5 simple steps to reduce food waste
We all want to do our bit for the planet, and with the rising cost of living, being cautious about our household food waste is one of the best ways to address both issues
In the UK, nearly seven million tonnes of food and drink are thrown away each year – costing £12.5 billion – while global food waste is at an eye-watering 900 million tonnes. Here, we’re exploring simple habits we can embrace today, in order to reduce our kitchen waste.
Plan your meals
By deciding ahead of time what you’ll be making for dinner that week, you can draw up a more accurate shopping list that limits your basket to only the ingredients you need. You can then factor in the dishes that tend to make extra portions, so you can plan these into your lunches as well. Having already made this daily decision about what to eat saves you time and energy each day, ensures you’re getting a proper, nutritious meal, and can be especially helpful if you’re having a long week.
Store food correctly
One of the simplest ways to reduce waste is to ensure you’re keeping food items at their optimum temperature and in the best conditions to prolong their quality. Check that your fridge temperature is set between 1–5°C, and items that should be at room temperature are kept in your cupboard (such as bread, onions, garlic). You can also preserve certain foods for longer by keeping those that release ethylene gas (which encourages ripening) apart, for example keep bananas, tomatoes, avocados, and pears away from apples, potatoes, berries, and peppers.
Freeze your leftovers
Believe me, I know the temptation to just put that extra portion of pasta in the fridge thinking you’ll eat it tomorrow, but then you fancy something else, and it sits there until you throw it away. Unless you’ve planned the leftovers into your weekly schedule, the better option is to put these in your freezer. Leftovers will keep much longer this way, and be ready for a day when you just need something quick and tasty.
Get into composting
Even if you’ve planned your meals, and saved all the leftovers you can, there will still be times when you have scraps, peels, or uneaten items, and this is where composting comes in. This is a means of turning organic food items into fertiliser for plants, and you could collect this in garden compost bins which would typically hold a lot more material, or perhaps get a countertop kitchen caddy, which allows you to compost even without the outdoor space.

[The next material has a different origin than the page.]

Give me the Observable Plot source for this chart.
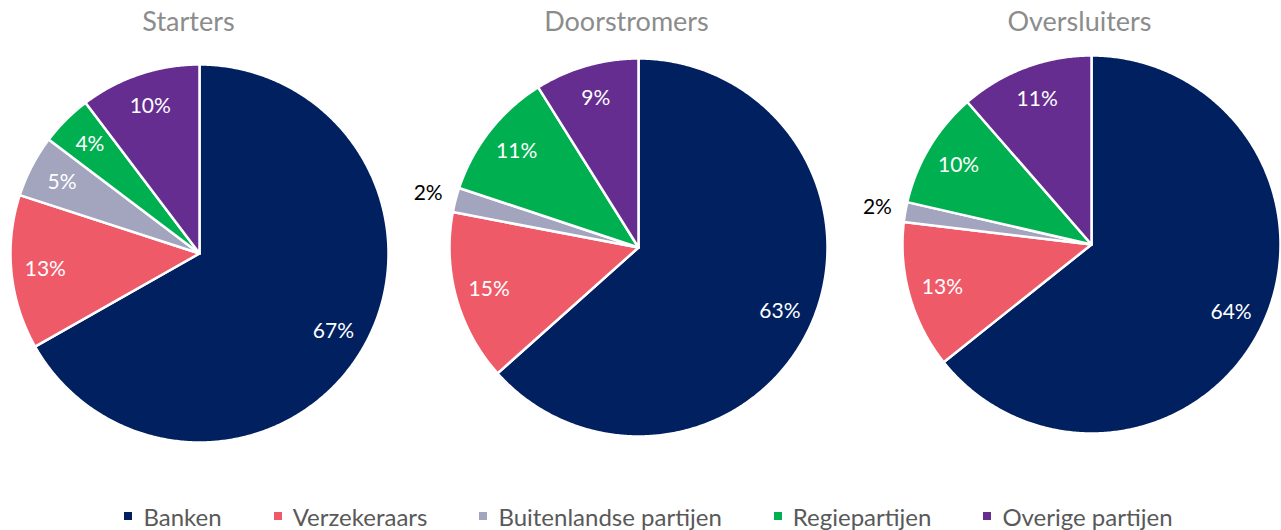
<!DOCTYPE html>
<html>
<head>
<meta charset="utf-8">
<script src="https://cdn.jsdelivr.net/npm/d3@7"></script>
<script src="https://cdn.jsdelivr.net/npm/@observablehq/plot@0.6"></script>
<style>
  html, body { margin: 0; padding: 0; background: #fff; overflow: hidden; }
  #chart svg { display: block; }
  #legend { display: flex; justify-content: center; align-items: center; gap: 52px;
    height: 28px; padding-top: 6px; padding-left: 16px; font-family: Lato, "Open Sans", sans-serif; font-size: 24px; color: #595959; }
  #legend .item { display: flex; align-items: center; white-space: nowrap; }
  #legend .sw { width: 8px; height: 8px; margin-right: 11px; display: inline-block; }
</style>
</head>
<body>
<div id="chart"></div>
<div id="legend"></div>
<script>
const categories = ["Banken", "Verzekeraars", "Buitenlandse partijen", "Regiepartijen", "Overige partijen"];
const colors = ["#002060", "#EF5A68", "#A3A5BE", "#00B050", "#662D91"];
const groups = ["Starters", "Doorstromers", "Oversluiters"];
const startersValues = [66.8, 13.2, 5.3, 4.4, 10.3];
const doorstromersValues = [63.4, 14.6, 2.1, 11.0, 8.9];
const oversluitersValues = [64.3, 12.6, 1.7, 10.0, 11.4];
const startersLabels = ["67%", "13%", "5%", "4%", "10%"];
const doorstromersLabels = ["63%", "15%", "2%", "11%", "9%"];
const oversluitersLabels = ["64%", "13%", "2%", "10%", "11%"];

const seriesValues = [startersValues, doorstromersValues, oversluitersValues];
const seriesLabels = [startersLabels, doorstromersLabels, oversluitersLabels];

// layout
const W = 1281, H = 496;
const centerX = [199, 638, 1091];
const centerY = [253, 247, 244];
const titleX = [188, 626, 1079];
const titleY = 22;
const R = 189;

const slicePts = [];
const labels = [];
groups.forEach((g, gi) => {
  const cx = centerX[gi], cy = centerY[gi];
  const arcs = d3.pie().sort(null).value(d => d)(seriesValues[gi]);
  arcs.forEach((a, i) => {
    const id = g + "-" + i;
    const cat = categories[i];
    const n = Math.max(2, Math.ceil((a.endAngle - a.startAngle) / (Math.PI / 360)));
    slicePts.push({id, cat, x: cx, y: cy});
    for (let k = 0; k <= n; k++) {
      const t = a.startAngle + (a.endAngle - a.startAngle) * k / n;
      slicePts.push({id, cat, x: cx + R * Math.sin(t), y: cy - R * Math.cos(t)});
    }
    slicePts.push({id, cat, x: cx, y: cy});
    const mid = (a.startAngle + a.endAngle) / 2;
    const outside = a.data < 3;
    const rr = outside ? R * 1.15 : R * 0.82;
    labels.push({x: cx + rr * Math.sin(mid), y: cy - rr * Math.cos(mid), text: seriesLabels[gi][i], outside});
  });
});
const titles = groups.map((g, gi) => ({x: titleX[gi], y: titleY, text: g}));

const font = "Lato, 'Open Sans', sans-serif";
const plot = Plot.plot({
  width: W, height: H, margin: 0,
  x: {domain: [0, W], range: [0, W], axis: null},
  y: {domain: [0, H], range: [0, H], axis: null},
  color: {domain: categories, range: colors},
  style: {fontFamily: font, background: "white"},
  marks: [
    Plot.line(slicePts, {x: "x", y: "y", z: "id", fill: "cat", stroke: "white", strokeWidth: 2.5, strokeLinejoin: "round", curve: "linear"}),
    Plot.text(labels.filter(d => !d.outside), {x: "x", y: "y", text: "text", fill: "white", fontSize: 21, fontFamily: font}),
    Plot.text(labels.filter(d => d.outside), {x: "x", y: "y", text: "text", fill: "black", fontSize: 21, fontFamily: font}),
    Plot.text(titles, {x: "x", y: "y", text: "text", fill: "#8c8c8c", fontSize: 27, fontFamily: font})
  ]
});
document.getElementById("chart").appendChild(plot);

const legend = document.getElementById("legend");
categories.forEach((c, i) => {
  const item = document.createElement("span");
  item.className = "item";
  const sw = document.createElement("span");
  sw.className = "sw";
  sw.style.background = plot.scale("color").apply(c);
  item.appendChild(sw);
  item.appendChild(document.createTextNode(c));
  legend.appendChild(item);
});
</script>
</body>
</html>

Repurpose your breadcrumbs
Most of us will have some kind of bread item as a staple in the kitchen, but how often do we not get through the whole loaf before it starts getting stale? Rather than just throwing it away, there are several ways to make the most of this bake. You could use the breadcrumbs to make stuffing to accompany a dish, or use them to prepare some homemade breaded chicken or mushrooms. You could even whip up a tasty bread and butter pudding for dessert as a treat. Or, if you’re up for a nostalgic activity, why not head down to your local pond and use a little of the bread to feed the ducks? A quack-ing idea.
A great option to reduce kitchen waste is to go through your fridge and cupboards to create a hearty soup or broth from items you have to hand. The essential steps are simple to follow, and the ingredients can be adapted depending on what you have available – for more specific recipes, have a look online as there are a wealth of ideas out there!
1. In a pan, add chicken or vegetable stock, or miso paste for a broth.
2. Take your leftover vegetables and chop them finely. This could include sweet potatoes, carrots, mushrooms, onions, or any vegetables you have (some will pair better than others so consider your favourite flavours and textures).
3. Cook this all together for 10 minutes.
4. If you’d like a little more texture in your soup, you could add some ready-made noodles, or keep some of the vegetables in bigger chunks when chopping.
5. Add any seasonings you like, and when happy with the flavour, enjoy!